▽
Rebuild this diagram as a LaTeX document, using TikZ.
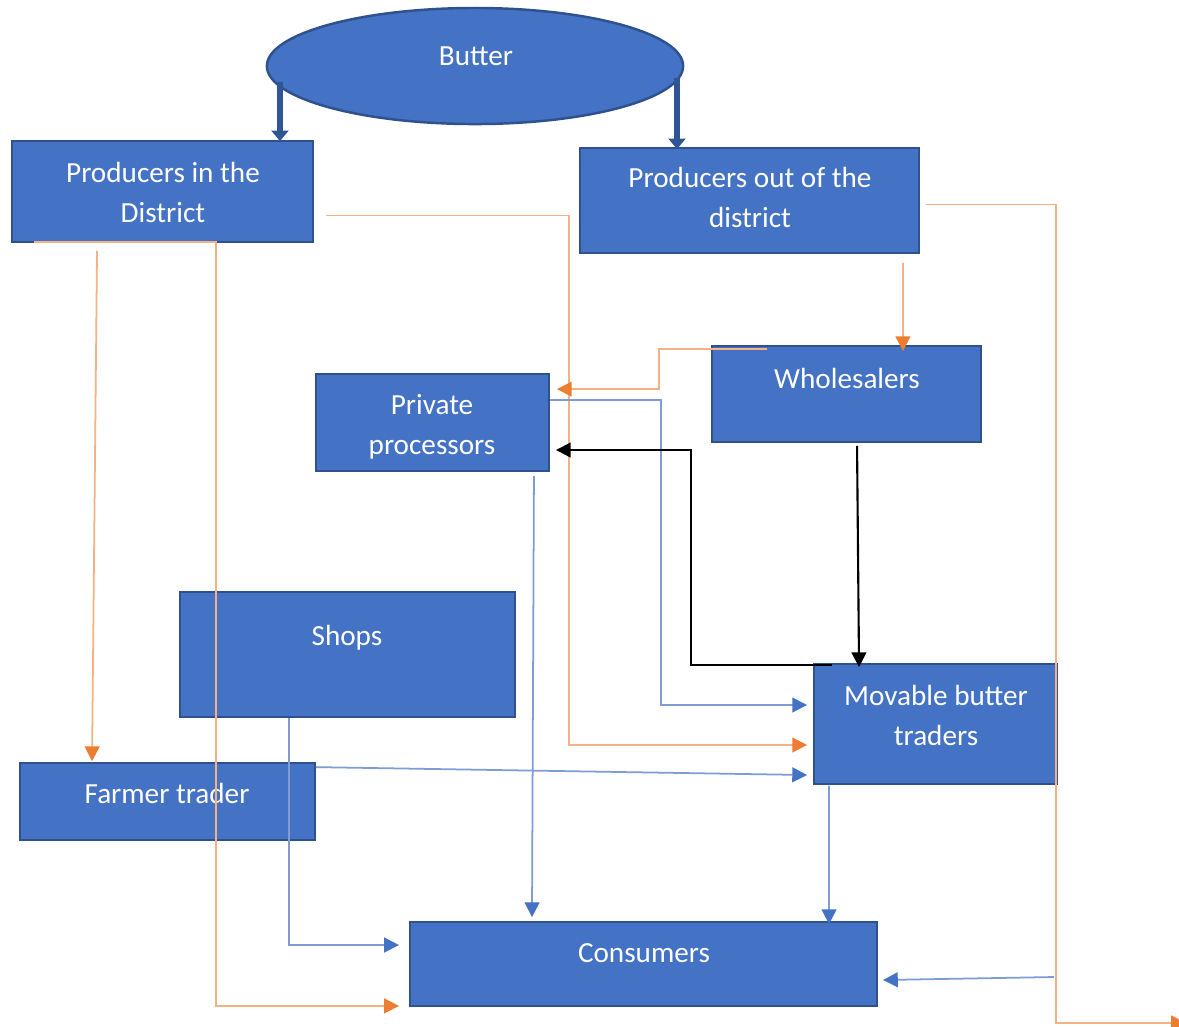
\documentclass[tikz,border=0pt]{standalone}
\usepackage{fontspec}
\setmainfont{Carlito}
\usetikzlibrary{arrows.meta,calc,shapes.geometric}
\definecolor{boxblue}{HTML}{4472C4}
\definecolor{boxedge}{HTML}{2F528F}
\definecolor{darkblue}{HTML}{2F5597}
\definecolor{oline}{HTML}{F4B183}
\definecolor{otip}{HTML}{ED7D31}
\definecolor{bline}{HTML}{7F9CD3}
\begin{document}
\begin{tikzpicture}[x=0.01cm,y=-0.01cm,
  box/.style={draw=boxedge,line width=0.5pt,fill=boxblue,inner sep=0pt},
  lbl/.style={text=white,font=\fontsize{8.3pt}{11.4pt}\selectfont,inner sep=0pt,align=center},
  ormarrow/.style={draw=oline,line width=0.5pt,-{Triangle[length=4.2pt,width=4.2pt,color=otip]}},
  blarrow/.style={draw=bline,line width=0.5pt,-{Triangle[length=4.2pt,width=4.2pt,color=boxblue]}},
  bkarrow/.style={draw=black,line width=0.6pt,-{Triangle[length=4.2pt,width=4.2pt]}},
  thickarrow/.style={draw=darkblue,line width=1.5pt,-{Triangle[length=3pt,width=4.8pt]}}]
\useasboundingbox (0,0) rectangle (1179,1026);
\fill[white] (0,0) rectangle (1179,1026);

% ellipse
\node[box,ellipse,line width=0.7pt,minimum width=4.16cm,minimum height=1.16cm] (butter) at (475,66) {};
\node[lbl] (butter-t) at (476,56) {Butter};

% boxes
\node[box,minimum width=3.01cm,minimum height=1.01cm] (pid) at (162.5,191.5) {};
\node[box,minimum width=3.39cm,minimum height=1.05cm] (pod) at (749.5,200.5) {};
\node[box,minimum width=2.69cm,minimum height=0.96cm] (whl) at (846.5,394) {};
\node[box,minimum width=2.33cm,minimum height=0.97cm] (prp) at (432.5,422.5) {};
\node[box,minimum width=3.35cm,minimum height=1.25cm] (shp) at (347.5,654.5) {};
\node[box,minimum width=2.43cm,minimum height=1.20cm] (mov) at (935.5,724) {};
\node[box,minimum width=2.95cm,minimum height=0.77cm] (frm) at (167.5,801.5) {};
\node[box,minimum width=4.67cm,minimum height=0.84cm] (con) at (643.5,964) {};

% labels
\node[lbl] (pid-t) at (163,192) {Producers in the\\District};
\node[lbl] (pod-t) at (750,197) {Producers out of the\\district};
\node[lbl] (whl-t) at (847,378) {Wholesalers};
\node[lbl] (prp-t) at (432,427) {Private\\processors};
\node[lbl] (shp-t) at (347,638) {Shops};
\node[lbl] (mov-t) at (936,715) {Movable butter\\traders};
\node[lbl] (frm-t) at (167,793) {Farmer trader};
\node[lbl] (con-t) at (644,953) {Consumers};

\coordinate (offedge) at (1186,1023);

% butter arrows
\draw[thickarrow] ($(pid.north east)+(-34,-58)$) -- ($(pid.north east)+(-34,1)$);
\draw[thickarrow] ($(pod.north west)+(98,-69)$) -- ($(pod.north west)+(98,2)$);

% orange
\draw[ormarrow] ($(pid.south west)+(86,8)$) -- ($(frm.north west)+(73,-1)$);
\draw[ormarrow] ($(pid.south west)+(23,-1)$) -- ($(pid.south west)+(205,-1)$) |- ($(con.south west)+(-10,-1)$);
\draw[ormarrow] ($(pid.east)+(12,24)$) -- ($(pid.east)+(255,24)$) |- ($(mov.west)+(-6,21)$);
\draw[ormarrow] ($(whl.north west)+(56,4)$) -- ($(whl.north west)+(-52,4)$) |- ($(prp.north east)+(7,16)$);
\draw[ormarrow] ($(pod.south east)+(-17,9)$) -- ($(whl.north east)+(-79,6)$);
\draw[ormarrow] ($(pod.east)+(6,4)$) -- ($(pod.east)+(136,4)$) |- (offedge);

% blue thin
\draw[blarrow] ($(prp.north east)+(0,27)$) -- ($(prp.north east)+(111,27)$) |- ($(mov.west)+(-6,-19)$);
\draw[blarrow] ($(prp.south east)+(-16,4)$) -- ($(con.north west)+(123,-4)$);
\draw[blarrow] ($(shp.south west)+(110,0)$) |- ($(con.west)+(-10,-19)$);
\draw[blarrow] ($(frm.north east)+(0,5)$) -- ($(mov.west)+(-6,51)$);
\draw[blarrow] ($(mov.south west)+(16,1)$) -- ($(con.north east)+(-49,3)$);
\draw[blarrow] ($(con.east)+(176,13)$) -- ($(con.east)+(5,16)$);

% black
\draw[bkarrow] ($(whl.south west)+(146,3)$) -- ($(mov.north west)+(46,4)$);
\draw[bkarrow] ($(mov.north west)+(19,2)$) -- ($(mov.north west)+(-122,2)$) |- ($(prp.east)+(6,27.5)$);
\end{tikzpicture}
\end{document}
△
--- Exercise brief ---
Restate each line from the start of the listing through the line bearing "(butter-t) at (476,56)" word for word. Drop the pictures.

--- Problem solution ---
Rebuild this diagram as a LaTeX document, using TikZ.
\documentclass[tikz,border=0pt]{standalone}
\usepackage{fontspec}
\setmainfont{Carlito}
\usetikzlibrary{arrows.meta,calc,shapes.geometric}
\definecolor{boxblue}{HTML}{4472C4}
\definecolor{boxedge}{HTML}{2F528F}
\definecolor{darkblue}{HTML}{2F5597}
\definecolor{oline}{HTML}{F4B183}
\definecolor{otip}{HTML}{ED7D31}
\definecolor{bline}{HTML}{7F9CD3}
\begin{document}
\begin{tikzpicture}[x=0.01cm,y=-0.01cm,
  box/.style={draw=boxedge,line width=0.5pt,fill=boxblue,inner sep=0pt},
  lbl/.style={text=white,font=\fontsize{8.3pt}{11.4pt}\selectfont,inner sep=0pt,align=center},
  ormarrow/.style={draw=oline,line width=0.5pt,-{Triangle[length=4.2pt,width=4.2pt,color=otip]}},
  blarrow/.style={draw=bline,line width=0.5pt,-{Triangle[length=4.2pt,width=4.2pt,color=boxblue]}},
  bkarrow/.style={draw=black,line width=0.6pt,-{Triangle[length=4.2pt,width=4.2pt]}},
  thickarrow/.style={draw=darkblue,line width=1.5pt,-{Triangle[length=3pt,width=4.8pt]}}]
\useasboundingbox (0,0) rectangle (1179,1026);
\fill[white] (0,0) rectangle (1179,1026);

% ellipse
\node[box,ellipse,line width=0.7pt,minimum width=4.16cm,minimum height=1.16cm] (butter) at (475,66) {};
\node[lbl] (butter-t) at (476,56) {Butter};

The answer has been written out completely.